### WHAT THE EXERCISE ASKS
Word for word, repeat the entries, minus the pictures.

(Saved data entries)
%%

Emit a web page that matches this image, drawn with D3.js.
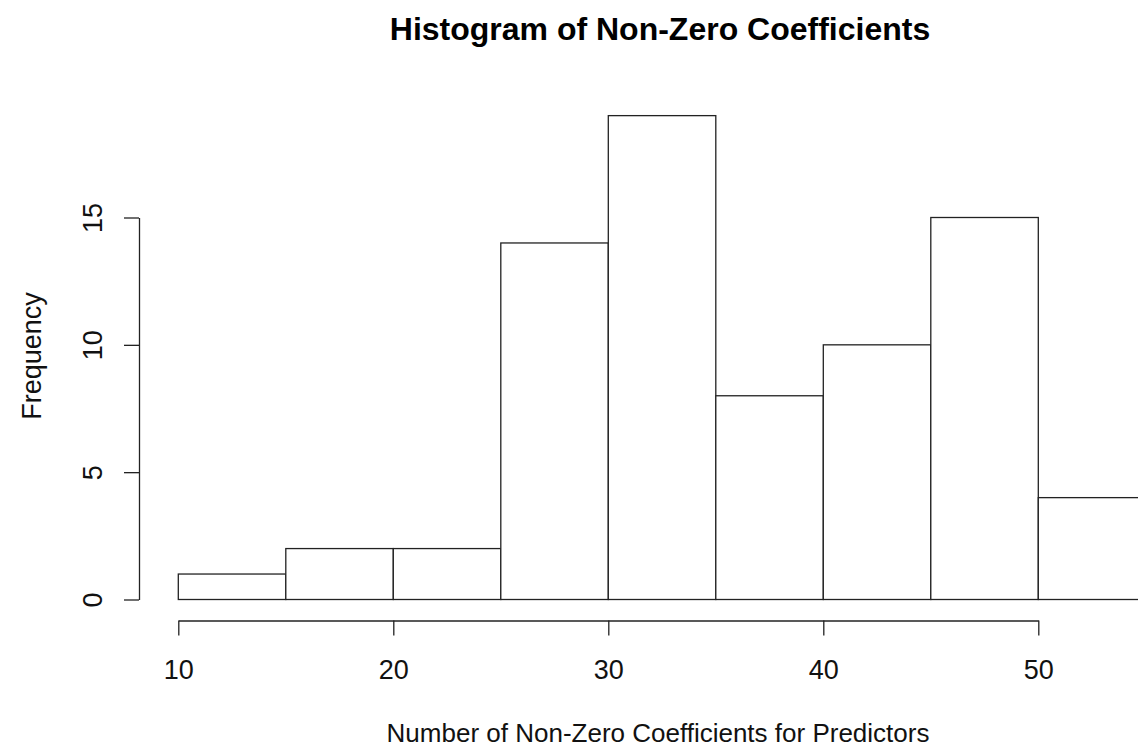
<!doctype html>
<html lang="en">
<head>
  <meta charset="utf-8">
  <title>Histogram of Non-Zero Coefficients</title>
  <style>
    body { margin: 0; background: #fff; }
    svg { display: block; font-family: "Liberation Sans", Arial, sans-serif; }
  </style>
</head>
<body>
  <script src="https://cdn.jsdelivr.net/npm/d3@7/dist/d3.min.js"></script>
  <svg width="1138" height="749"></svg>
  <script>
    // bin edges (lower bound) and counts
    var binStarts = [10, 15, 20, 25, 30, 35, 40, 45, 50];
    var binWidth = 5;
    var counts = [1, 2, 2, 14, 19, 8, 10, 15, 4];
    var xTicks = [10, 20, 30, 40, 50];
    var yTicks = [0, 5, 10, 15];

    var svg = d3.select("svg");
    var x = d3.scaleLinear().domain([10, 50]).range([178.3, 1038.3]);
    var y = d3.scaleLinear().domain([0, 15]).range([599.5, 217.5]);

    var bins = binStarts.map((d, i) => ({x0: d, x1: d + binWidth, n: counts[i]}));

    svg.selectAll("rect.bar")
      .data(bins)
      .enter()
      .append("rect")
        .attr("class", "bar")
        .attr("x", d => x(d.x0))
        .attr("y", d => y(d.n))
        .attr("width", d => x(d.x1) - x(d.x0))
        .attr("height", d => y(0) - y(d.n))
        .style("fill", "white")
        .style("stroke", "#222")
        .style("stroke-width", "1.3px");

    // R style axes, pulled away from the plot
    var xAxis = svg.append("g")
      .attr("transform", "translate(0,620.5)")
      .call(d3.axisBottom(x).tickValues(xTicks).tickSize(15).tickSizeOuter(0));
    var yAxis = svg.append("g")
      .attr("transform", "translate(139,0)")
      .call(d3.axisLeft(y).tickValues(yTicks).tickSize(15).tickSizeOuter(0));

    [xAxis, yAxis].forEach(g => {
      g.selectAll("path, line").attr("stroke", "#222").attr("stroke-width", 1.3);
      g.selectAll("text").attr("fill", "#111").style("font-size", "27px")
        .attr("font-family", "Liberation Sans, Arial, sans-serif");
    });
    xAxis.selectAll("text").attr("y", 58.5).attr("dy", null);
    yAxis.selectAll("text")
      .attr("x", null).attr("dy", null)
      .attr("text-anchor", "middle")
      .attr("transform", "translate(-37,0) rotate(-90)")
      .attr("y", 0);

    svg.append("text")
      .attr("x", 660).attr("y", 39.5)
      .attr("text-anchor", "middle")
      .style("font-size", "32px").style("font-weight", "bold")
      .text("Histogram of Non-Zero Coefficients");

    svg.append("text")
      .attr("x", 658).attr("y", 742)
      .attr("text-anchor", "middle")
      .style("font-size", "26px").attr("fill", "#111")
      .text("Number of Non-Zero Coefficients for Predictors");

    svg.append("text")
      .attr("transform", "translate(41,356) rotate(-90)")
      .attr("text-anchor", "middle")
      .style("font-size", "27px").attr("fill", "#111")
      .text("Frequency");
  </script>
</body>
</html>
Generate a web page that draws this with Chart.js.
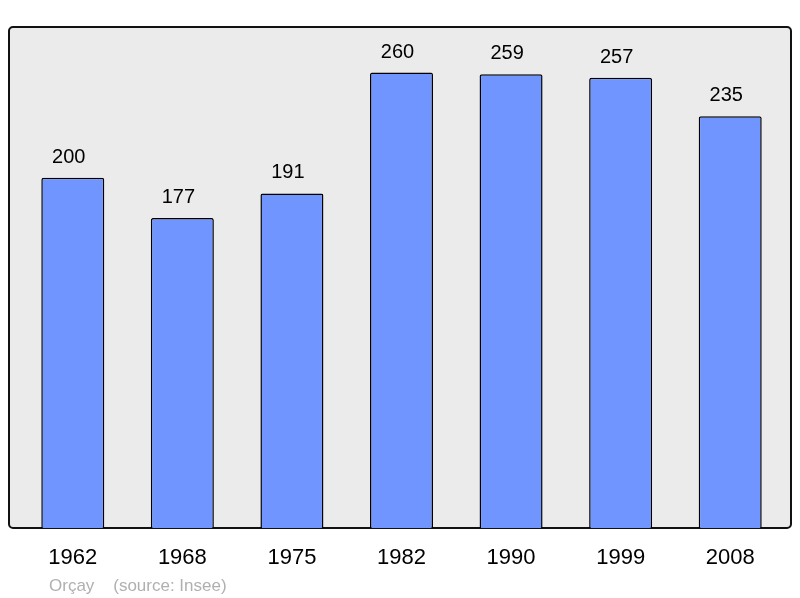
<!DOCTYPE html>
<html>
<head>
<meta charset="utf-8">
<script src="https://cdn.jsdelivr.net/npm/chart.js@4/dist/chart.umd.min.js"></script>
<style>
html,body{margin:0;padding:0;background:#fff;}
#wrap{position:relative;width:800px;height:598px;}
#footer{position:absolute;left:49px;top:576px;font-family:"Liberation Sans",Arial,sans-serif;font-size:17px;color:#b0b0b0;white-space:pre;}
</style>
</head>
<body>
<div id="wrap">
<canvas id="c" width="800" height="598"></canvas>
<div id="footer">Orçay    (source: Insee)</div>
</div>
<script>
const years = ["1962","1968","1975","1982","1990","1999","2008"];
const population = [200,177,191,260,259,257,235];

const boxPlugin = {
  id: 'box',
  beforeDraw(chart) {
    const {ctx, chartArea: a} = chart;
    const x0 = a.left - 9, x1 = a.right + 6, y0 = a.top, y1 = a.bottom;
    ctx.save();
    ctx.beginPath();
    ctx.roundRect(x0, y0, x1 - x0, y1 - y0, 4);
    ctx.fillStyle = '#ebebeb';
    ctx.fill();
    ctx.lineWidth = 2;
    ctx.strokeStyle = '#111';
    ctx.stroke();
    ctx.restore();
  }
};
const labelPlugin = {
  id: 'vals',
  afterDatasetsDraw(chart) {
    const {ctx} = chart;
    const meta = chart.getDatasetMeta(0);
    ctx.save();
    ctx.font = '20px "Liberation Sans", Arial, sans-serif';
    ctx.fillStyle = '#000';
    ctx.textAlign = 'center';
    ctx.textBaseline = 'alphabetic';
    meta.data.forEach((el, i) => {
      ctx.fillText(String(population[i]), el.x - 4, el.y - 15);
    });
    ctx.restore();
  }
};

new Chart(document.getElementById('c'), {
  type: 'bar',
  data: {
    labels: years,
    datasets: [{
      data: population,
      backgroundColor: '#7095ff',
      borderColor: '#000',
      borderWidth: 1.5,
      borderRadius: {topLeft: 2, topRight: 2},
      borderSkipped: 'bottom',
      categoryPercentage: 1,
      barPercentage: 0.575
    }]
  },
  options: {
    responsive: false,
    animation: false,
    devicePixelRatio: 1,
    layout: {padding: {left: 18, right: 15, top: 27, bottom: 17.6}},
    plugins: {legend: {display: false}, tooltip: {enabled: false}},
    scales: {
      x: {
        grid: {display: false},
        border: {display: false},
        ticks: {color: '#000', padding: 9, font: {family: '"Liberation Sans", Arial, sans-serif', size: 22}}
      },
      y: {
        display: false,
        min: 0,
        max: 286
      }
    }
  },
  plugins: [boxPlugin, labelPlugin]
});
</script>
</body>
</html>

%%

### ANSWER BELOW
Emit a web page that matches this image, drawn with D3.js.
<!doctype html>
<html lang="en">
<head>
  <meta charset="utf-8">
  <title>Histogram of Non-Zero Coefficients</title>
  <style>
    body { margin: 0; background: #fff; }
    svg { display: block; font-family: "Liberation Sans", Arial, sans-serif; }
  </style>
</head>
<body>
  <script src="https://cdn.jsdelivr.net/npm/d3@7/dist/d3.min.js"></script>
  <svg width="1138" height="749"></svg>
  <script>
    // bin edges (lower bound) and counts
    var binStarts = [10, 15, 20, 25, 30, 35, 40, 45, 50];
    var binWidth = 5;
    var counts = [1, 2, 2, 14, 19, 8, 10, 15, 4];
    var xTicks = [10, 20, 30, 40, 50];
    var yTicks = [0, 5, 10, 15];

    var svg = d3.select("svg");
    var x = d3.scaleLinear().domain([10, 50]).range([178.3, 1038.3]);
    var y = d3.scaleLinear().domain([0, 15]).range([599.5, 217.5]);

    var bins = binStarts.map((d, i) => ({x0: d, x1: d + binWidth, n: counts[i]}));

    svg.selectAll("rect.bar")
      .data(bins)
      .enter()
      .append("rect")
        .attr("class", "bar")
        .attr("x", d => x(d.x0))
        .attr("y", d => y(d.n))
        .attr("width", d => x(d.x1) - x(d.x0))
        .attr("height", d => y(0) - y(d.n))
        .style("fill", "white")
        .style("stroke", "#222")
        .style("stroke-width", "1.3px");

    // R style axes, pulled away from the plot
    var xAxis = svg.append("g")
      .attr("transform", "translate(0,620.5)")
      .call(d3.axisBottom(x).tickValues(xTicks).tickSize(15).tickSizeOuter(0));
    var yAxis = svg.append("g")
      .attr("transform", "translate(139,0)")
      .call(d3.axisLeft(y).tickValues(yTicks).tickSize(15).tickSizeOuter(0));

    [xAxis, yAxis].forEach(g => {
      g.selectAll("path, line").attr("stroke", "#222").attr("stroke-width", 1.3);
      g.selectAll("text").attr("fill", "#111").style("font-size", "27px")
        .attr("font-family", "Liberation Sans, Arial, sans-serif");
    });
    xAxis.selectAll("text").attr("y", 58.5).attr("dy", null);
    yAxis.selectAll("text")
      .attr("x", null).attr("dy", null)
      .attr("text-anchor", "middle")
      .attr("transform", "translate(-37,0) rotate(-90)")
      .attr("y", 0);

    svg.append("text")
      .attr("x", 660).attr("y", 39.5)
      .attr("text-anchor", "middle")
      .style("font-size", "32px").style("font-weight", "bold")
      .text("Histogram of Non-Zero Coefficients");

    svg.append("text")
      .attr("x", 658).attr("y", 742)
      .attr("text-anchor", "middle")
      .style("font-size", "26px").attr("fill", "#111")
      .text("Number of Non-Zero Coefficients for Predictors");

    svg.append("text")
      .attr("transform", "translate(41,356) rotate(-90)")
      .attr("text-anchor", "middle")
      .style("font-size", "27px").attr("fill", "#111")
      .text("Frequency");
  </script>
</body>
</html>
Generate a web page that draws this with Chart.js.
<!DOCTYPE html>
<html>
<head>
<meta charset="utf-8">
<script src="https://cdn.jsdelivr.net/npm/chart.js@4/dist/chart.umd.min.js"></script>
<style>
html,body{margin:0;padding:0;background:#fff;}
#wrap{position:relative;width:800px;height:598px;}
#footer{position:absolute;left:49px;top:576px;font-family:"Liberation Sans",Arial,sans-serif;font-size:17px;color:#b0b0b0;white-space:pre;}
</style>
</head>
<body>
<div id="wrap">
<canvas id="c" width="800" height="598"></canvas>
<div id="footer">Orçay    (source: Insee)</div>
</div>
<script>
const years = ["1962","1968","1975","1982","1990","1999","2008"];
const population = [200,177,191,260,259,257,235];

const boxPlugin = {
  id: 'box',
  beforeDraw(chart) {
    const {ctx, chartArea: a} = chart;
    const x0 = a.left - 9, x1 = a.right + 6, y0 = a.top, y1 = a.bottom;
    ctx.save();
    ctx.beginPath();
    ctx.roundRect(x0, y0, x1 - x0, y1 - y0, 4);
    ctx.fillStyle = '#ebebeb';
    ctx.fill();
    ctx.lineWidth = 2;
    ctx.strokeStyle = '#111';
    ctx.stroke();
    ctx.restore();
  }
};
const labelPlugin = {
  id: 'vals',
  afterDatasetsDraw(chart) {
    const {ctx} = chart;
    const meta = chart.getDatasetMeta(0);
    ctx.save();
    ctx.font = '20px "Liberation Sans", Arial, sans-serif';
    ctx.fillStyle = '#000';
    ctx.textAlign = 'center';
    ctx.textBaseline = 'alphabetic';
    meta.data.forEach((el, i) => {
      ctx.fillText(String(population[i]), el.x - 4, el.y - 15);
    });
    ctx.restore();
  }
};

new Chart(document.getElementById('c'), {
  type: 'bar',
  data: {
    labels: years,
    datasets: [{
      data: population,
      backgroundColor: '#7095ff',
      borderColor: '#000',
      borderWidth: 1.5,
      borderRadius: {topLeft: 2, topRight: 2},
      borderSkipped: 'bottom',
      categoryPercentage: 1,
      barPercentage: 0.575
    }]
  },
  options: {
    responsive: false,
    animation: false,
    devicePixelRatio: 1,
    layout: {padding: {left: 18, right: 15, top: 27, bottom: 17.6}},
    plugins: {legend: {display: false}, tooltip: {enabled: false}},
    scales: {
      x: {
        grid: {display: false},
        border: {display: false},
        ticks: {color: '#000', padding: 9, font: {family: '"Liberation Sans", Arial, sans-serif', size: 22}}
      },
      y: {
        display: false,
        min: 0,
        max: 286
      }
    }
  },
  plugins: [boxPlugin, labelPlugin]
});
</script>
</body>
</html>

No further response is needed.